● **TASK STATEMENT**: Leave out the pictures and transcribe everything else exactly.

============================================================

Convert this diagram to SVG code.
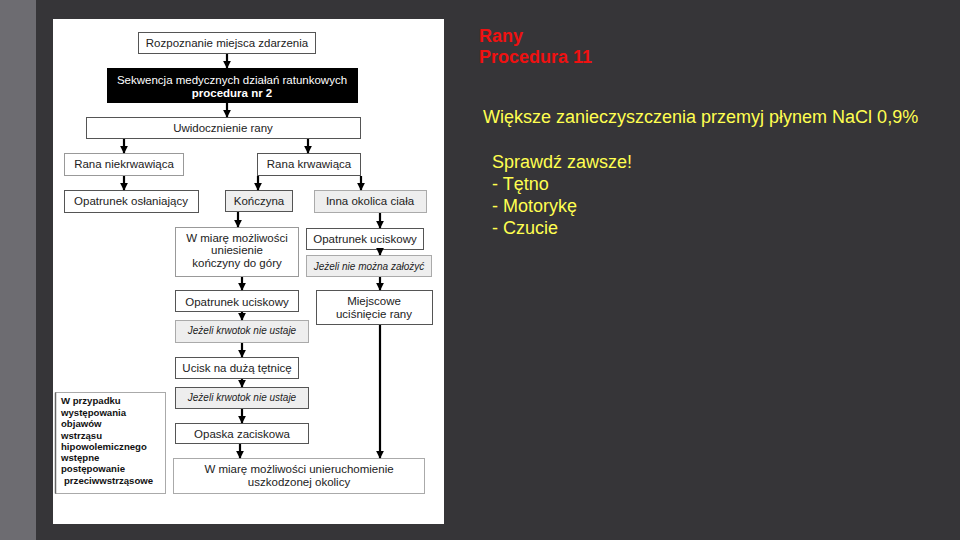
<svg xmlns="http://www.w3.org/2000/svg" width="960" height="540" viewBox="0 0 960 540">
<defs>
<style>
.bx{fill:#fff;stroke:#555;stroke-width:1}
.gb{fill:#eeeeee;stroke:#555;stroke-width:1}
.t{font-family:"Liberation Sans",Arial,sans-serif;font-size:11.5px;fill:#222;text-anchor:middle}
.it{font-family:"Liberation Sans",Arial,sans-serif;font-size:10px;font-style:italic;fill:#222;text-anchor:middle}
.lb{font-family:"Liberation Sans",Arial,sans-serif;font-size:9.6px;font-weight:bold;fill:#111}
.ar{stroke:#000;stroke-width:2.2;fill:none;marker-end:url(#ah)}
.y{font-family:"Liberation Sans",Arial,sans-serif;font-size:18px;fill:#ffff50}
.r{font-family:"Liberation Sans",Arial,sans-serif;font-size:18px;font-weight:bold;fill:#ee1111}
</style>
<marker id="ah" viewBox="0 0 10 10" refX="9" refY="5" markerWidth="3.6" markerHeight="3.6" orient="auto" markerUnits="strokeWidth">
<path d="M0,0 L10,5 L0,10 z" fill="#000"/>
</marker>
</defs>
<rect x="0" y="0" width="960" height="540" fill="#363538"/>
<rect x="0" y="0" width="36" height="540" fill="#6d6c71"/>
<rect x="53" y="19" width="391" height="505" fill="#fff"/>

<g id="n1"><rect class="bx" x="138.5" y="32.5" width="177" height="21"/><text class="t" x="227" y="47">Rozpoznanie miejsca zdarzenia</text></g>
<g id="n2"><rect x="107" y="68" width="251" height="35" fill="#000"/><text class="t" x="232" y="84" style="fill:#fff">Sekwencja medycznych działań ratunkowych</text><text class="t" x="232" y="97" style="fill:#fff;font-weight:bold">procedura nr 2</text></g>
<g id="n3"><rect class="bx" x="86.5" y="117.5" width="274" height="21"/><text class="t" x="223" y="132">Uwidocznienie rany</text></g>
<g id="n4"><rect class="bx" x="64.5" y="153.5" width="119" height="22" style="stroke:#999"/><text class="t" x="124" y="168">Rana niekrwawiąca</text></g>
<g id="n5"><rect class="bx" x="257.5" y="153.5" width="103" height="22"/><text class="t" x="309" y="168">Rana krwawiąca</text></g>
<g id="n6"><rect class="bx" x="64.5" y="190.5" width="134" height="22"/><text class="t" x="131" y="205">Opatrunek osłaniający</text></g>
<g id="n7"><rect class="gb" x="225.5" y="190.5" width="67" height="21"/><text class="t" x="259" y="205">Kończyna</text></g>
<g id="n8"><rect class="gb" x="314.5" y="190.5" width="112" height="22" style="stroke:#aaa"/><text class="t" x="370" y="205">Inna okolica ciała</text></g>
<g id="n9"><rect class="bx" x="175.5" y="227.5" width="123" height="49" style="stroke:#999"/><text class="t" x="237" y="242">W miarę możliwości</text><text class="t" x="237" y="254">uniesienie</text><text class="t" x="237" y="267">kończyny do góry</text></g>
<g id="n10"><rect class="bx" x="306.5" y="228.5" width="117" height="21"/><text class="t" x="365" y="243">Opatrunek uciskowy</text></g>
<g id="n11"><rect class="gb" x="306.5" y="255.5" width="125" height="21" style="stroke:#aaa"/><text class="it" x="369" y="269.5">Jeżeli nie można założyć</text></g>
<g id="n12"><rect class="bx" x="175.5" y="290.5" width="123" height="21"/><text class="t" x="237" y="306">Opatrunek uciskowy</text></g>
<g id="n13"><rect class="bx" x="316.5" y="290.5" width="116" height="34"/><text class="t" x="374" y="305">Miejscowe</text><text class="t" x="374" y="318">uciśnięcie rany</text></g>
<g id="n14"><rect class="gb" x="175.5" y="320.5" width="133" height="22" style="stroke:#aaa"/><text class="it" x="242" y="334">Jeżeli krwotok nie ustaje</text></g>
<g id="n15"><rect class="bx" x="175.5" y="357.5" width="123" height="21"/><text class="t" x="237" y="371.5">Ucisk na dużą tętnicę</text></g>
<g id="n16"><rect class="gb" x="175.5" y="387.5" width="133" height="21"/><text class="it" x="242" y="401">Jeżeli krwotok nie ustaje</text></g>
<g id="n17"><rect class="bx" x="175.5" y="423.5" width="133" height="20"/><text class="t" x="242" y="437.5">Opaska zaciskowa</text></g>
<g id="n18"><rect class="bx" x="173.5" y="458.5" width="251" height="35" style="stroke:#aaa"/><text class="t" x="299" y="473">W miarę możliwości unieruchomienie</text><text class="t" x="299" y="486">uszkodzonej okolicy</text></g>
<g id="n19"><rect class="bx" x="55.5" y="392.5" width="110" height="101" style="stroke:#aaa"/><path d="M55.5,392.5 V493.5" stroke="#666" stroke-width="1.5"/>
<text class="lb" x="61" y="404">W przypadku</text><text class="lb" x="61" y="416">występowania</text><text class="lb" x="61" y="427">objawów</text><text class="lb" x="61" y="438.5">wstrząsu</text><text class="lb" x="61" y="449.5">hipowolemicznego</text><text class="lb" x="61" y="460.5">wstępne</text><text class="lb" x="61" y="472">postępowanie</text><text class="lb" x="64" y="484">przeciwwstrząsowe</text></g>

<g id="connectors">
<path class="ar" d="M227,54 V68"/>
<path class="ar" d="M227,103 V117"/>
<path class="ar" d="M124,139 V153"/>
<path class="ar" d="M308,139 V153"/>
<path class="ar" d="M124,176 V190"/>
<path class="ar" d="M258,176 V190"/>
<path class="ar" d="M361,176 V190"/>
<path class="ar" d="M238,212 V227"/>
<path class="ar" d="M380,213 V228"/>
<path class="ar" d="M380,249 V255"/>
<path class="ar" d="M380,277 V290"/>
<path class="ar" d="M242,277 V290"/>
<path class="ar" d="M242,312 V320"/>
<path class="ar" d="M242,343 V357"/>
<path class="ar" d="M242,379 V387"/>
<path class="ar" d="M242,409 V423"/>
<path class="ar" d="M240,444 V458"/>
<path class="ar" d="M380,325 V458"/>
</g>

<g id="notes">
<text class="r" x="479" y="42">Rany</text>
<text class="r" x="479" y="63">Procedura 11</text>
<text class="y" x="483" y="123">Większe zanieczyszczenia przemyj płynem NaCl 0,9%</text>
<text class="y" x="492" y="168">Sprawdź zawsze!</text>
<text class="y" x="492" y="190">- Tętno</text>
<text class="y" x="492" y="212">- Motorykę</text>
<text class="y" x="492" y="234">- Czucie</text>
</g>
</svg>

============================================================

● **ANSWER TO THE PROBLEM**:
Convert this diagram to SVG code.
<svg xmlns="http://www.w3.org/2000/svg" width="960" height="540" viewBox="0 0 960 540">
<defs>
<style>
.bx{fill:#fff;stroke:#555;stroke-width:1}
.gb{fill:#eeeeee;stroke:#555;stroke-width:1}
.t{font-family:"Liberation Sans",Arial,sans-serif;font-size:11.5px;fill:#222;text-anchor:middle}
.it{font-family:"Liberation Sans",Arial,sans-serif;font-size:10px;font-style:italic;fill:#222;text-anchor:middle}
.lb{font-family:"Liberation Sans",Arial,sans-serif;font-size:9.6px;font-weight:bold;fill:#111}
.ar{stroke:#000;stroke-width:2.2;fill:none;marker-end:url(#ah)}
.y{font-family:"Liberation Sans",Arial,sans-serif;font-size:18px;fill:#ffff50}
.r{font-family:"Liberation Sans",Arial,sans-serif;font-size:18px;font-weight:bold;fill:#ee1111}
</style>
<marker id="ah" viewBox="0 0 10 10" refX="9" refY="5" markerWidth="3.6" markerHeight="3.6" orient="auto" markerUnits="strokeWidth">
<path d="M0,0 L10,5 L0,10 z" fill="#000"/>
</marker>
</defs>
<rect x="0" y="0" width="960" height="540" fill="#363538"/>
<rect x="0" y="0" width="36" height="540" fill="#6d6c71"/>
<rect x="53" y="19" width="391" height="505" fill="#fff"/>

<g id="n1"><rect class="bx" x="138.5" y="32.5" width="177" height="21"/><text class="t" x="227" y="47">Rozpoznanie miejsca zdarzenia</text></g>
<g id="n2"><rect x="107" y="68" width="251" height="35" fill="#000"/><text class="t" x="232" y="84" style="fill:#fff">Sekwencja medycznych działań ratunkowych</text><text class="t" x="232" y="97" style="fill:#fff;font-weight:bold">procedura nr 2</text></g>
<g id="n3"><rect class="bx" x="86.5" y="117.5" width="274" height="21"/><text class="t" x="223" y="132">Uwidocznienie rany</text></g>
<g id="n4"><rect class="bx" x="64.5" y="153.5" width="119" height="22" style="stroke:#999"/><text class="t" x="124" y="168">Rana niekrwawiąca</text></g>
<g id="n5"><rect class="bx" x="257.5" y="153.5" width="103" height="22"/><text class="t" x="309" y="168">Rana krwawiąca</text></g>
<g id="n6"><rect class="bx" x="64.5" y="190.5" width="134" height="22"/><text class="t" x="131" y="205">Opatrunek osłaniający</text></g>
<g id="n7"><rect class="gb" x="225.5" y="190.5" width="67" height="21"/><text class="t" x="259" y="205">Kończyna</text></g>
<g id="n8"><rect class="gb" x="314.5" y="190.5" width="112" height="22" style="stroke:#aaa"/><text class="t" x="370" y="205">Inna okolica ciała</text></g>
<g id="n9"><rect class="bx" x="175.5" y="227.5" width="123" height="49" style="stroke:#999"/><text class="t" x="237" y="242">W miarę możliwości</text><text class="t" x="237" y="254">uniesienie</text><text class="t" x="237" y="267">kończyny do góry</text></g>
<g id="n10"><rect class="bx" x="306.5" y="228.5" width="117" height="21"/><text class="t" x="365" y="243">Opatrunek uciskowy</text></g>
<g id="n11"><rect class="gb" x="306.5" y="255.5" width="125" height="21" style="stroke:#aaa"/><text class="it" x="369" y="269.5">Jeżeli nie można założyć</text></g>
<g id="n12"><rect class="bx" x="175.5" y="290.5" width="123" height="21"/><text class="t" x="237" y="306">Opatrunek uciskowy</text></g>
<g id="n13"><rect class="bx" x="316.5" y="290.5" width="116" height="34"/><text class="t" x="374" y="305">Miejscowe</text><text class="t" x="374" y="318">uciśnięcie rany</text></g>
<g id="n14"><rect class="gb" x="175.5" y="320.5" width="133" height="22" style="stroke:#aaa"/><text class="it" x="242" y="334">Jeżeli krwotok nie ustaje</text></g>
<g id="n15"><rect class="bx" x="175.5" y="357.5" width="123" height="21"/><text class="t" x="237" y="371.5">Ucisk na dużą tętnicę</text></g>
<g id="n16"><rect class="gb" x="175.5" y="387.5" width="133" height="21"/><text class="it" x="242" y="401">Jeżeli krwotok nie ustaje</text></g>
<g id="n17"><rect class="bx" x="175.5" y="423.5" width="133" height="20"/><text class="t" x="242" y="437.5">Opaska zaciskowa</text></g>
<g id="n18"><rect class="bx" x="173.5" y="458.5" width="251" height="35" style="stroke:#aaa"/><text class="t" x="299" y="473">W miarę możliwości unieruchomienie</text><text class="t" x="299" y="486">uszkodzonej okolicy</text></g>
<g id="n19"><rect class="bx" x="55.5" y="392.5" width="110" height="101" style="stroke:#aaa"/><path d="M55.5,392.5 V493.5" stroke="#666" stroke-width="1.5"/>
<text class="lb" x="61" y="404">W przypadku</text><text class="lb" x="61" y="416">występowania</text><text class="lb" x="61" y="427">objawów</text><text class="lb" x="61" y="438.5">wstrząsu</text><text class="lb" x="61" y="449.5">hipowolemicznego</text><text class="lb" x="61" y="460.5">wstępne</text><text class="lb" x="61" y="472">postępowanie</text><text class="lb" x="64" y="484">przeciwwstrząsowe</text></g>

<g id="connectors">
<path class="ar" d="M227,54 V68"/>
<path class="ar" d="M227,103 V117"/>
<path class="ar" d="M124,139 V153"/>
<path class="ar" d="M308,139 V153"/>
<path class="ar" d="M124,176 V190"/>
<path class="ar" d="M258,176 V190"/>
<path class="ar" d="M361,176 V190"/>
<path class="ar" d="M238,212 V227"/>
<path class="ar" d="M380,213 V228"/>
<path class="ar" d="M380,249 V255"/>
<path class="ar" d="M380,277 V290"/>
<path class="ar" d="M242,277 V290"/>
<path class="ar" d="M242,312 V320"/>
<path class="ar" d="M242,343 V357"/>
<path class="ar" d="M242,379 V387"/>
<path class="ar" d="M242,409 V423"/>
<path class="ar" d="M240,444 V458"/>
<path class="ar" d="M380,325 V458"/>
</g>

<g id="notes">
<text class="r" x="479" y="42">Rany</text>
<text class="r" x="479" y="63">Procedura 11</text>
<text class="y" x="483" y="123">Większe zanieczyszczenia przemyj płynem NaCl 0,9%</text>
<text class="y" x="492" y="168">Sprawdź zawsze!</text>
<text class="y" x="492" y="190">- Tętno</text>
<text class="y" x="492" y="212">- Motorykę</text>
<text class="y" x="492" y="234">- Czucie</text>
</g>
</svg>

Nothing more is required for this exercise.